Sundance 2014 Review: Calvary

It’s awfully nice to see a movie where the hero has to solve his own murder and isn’t a pottery-making ghost. That’s the starting point for Calvary, an impressive but somewhat dour ensemble mystery starring Brendan Gleeson as a Catholic priest who learns in the confessional that he will be murdered in one week’s time, as penance for the church’s sins against the children abused by the clergy.

Writer/director John Michael McDonagh flips the murder mystery genre on its head a bit and spins it round, as usual using the crime as an excuse to uncover uncomfortable truths about the cast of characters, but this time through a protagonist who knows the killer’s motivations and identity ahead of time. He never voices his suspicions aloud, bound by his clerical oath, and so the audience is left to analyze every little conversation with the people of Gleeson’s parish, every one of whom has moved away from their faith in one form or another, and who might conceivably be willing to commit murder for their evolving principles or simply to exact revenge for a childhood malformed by an institution seemingly more interested in protecting its moral authority than seeking justice for its victims.

But Father James, played by Gleeson, is innocent. That’s the whole point, really: to hold not just the criminals responsible but also everyone else associated the Catholic Church. The film’s title, Calvary, refers to the area surrounding the site of Jesus Christ’s crucifixion, and it’s a pretty on-the-nose metaphor for McDonagh’s story, about a soon-to-be martyred man and the community he’s trying to save, but who are so wrapped up in their own lives and problems that they’re apathetic to their potential savior’s  plight.

Dour? Yes, well, somewhat. John Michael McDonagh doesn’t seem to know how to make a movie without injecting some honest humor, and Brendan Gleeson plays a character too principled and compassionate to let his looming fate get him down entirely. He’s still available to care for his troubled daughter (Kelly Reilly), snark at his annoying fellow priest (David Wilmot), offer uphill counsel to an unapologetic white-collar criminal (Dylan Moran), try to seal the rift between a cuckold and his philandering wife (Chris O’Dowd and Orla O’Rourke), acquire a handgun for a reclusive American author (M. Emmet Walsh) and trade pointed barbs with an atheistic doctor (Aiden Gillen). Even though one of those people is probably planning to kill him, Father James has a job to do, and only so much time left to do it.
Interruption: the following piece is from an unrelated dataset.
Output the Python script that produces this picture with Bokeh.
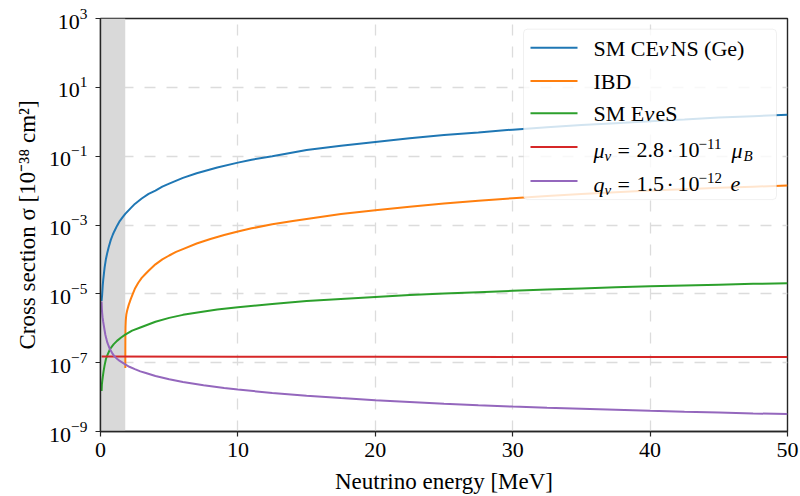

McDonagh’s sprawling cast makes the most of their tapestried vignettes, each one an actor’s showcase and a pointed metaphor for the plight of the church, the clergy, the straying flock and a modern world that may have outgrown antiquated notions of morality and Catholic dogma. Although his message sometimes comes across as heavy-handed (again, just look at the title), Calvary never gets so deep into its messaging that the formal story and its central, disturbing mystery get lost for very long. The walls are closing around Father James, and whether he pushes back or in the end lets himself be crushed, he’s still a bastion of goodness for a modern era: understanding of contemporary complications but somehow able to offer a strong moral foundation for a community that may not deserve one.

Still, intriguing or not, that plot would simply be too forceful and metaphoric were it not for Gleeson’s performance, which strikes just the right balance between amused detachment and genuine sympathy, and selflessness without sacrificing his sense of self. As with John Michael McDonagh’s previous film, The Guard, the filmmaker’s latest is a character piece with genre trappings, anchored by a leading man with more to play with than the typical mystery protagonist. Brendan Gleeson turns in a characteristically exceptional, layered performance with as much moral significance as distinct individual detail, because Father James  isn’t just a figurehead for a storyteller’s greater message: he’s a complex, likable man thrust into a position where he’s going to stand in for the Catholic Church whether he likes it or not. That he may actually be up to the challenge makes him all the more inspirational.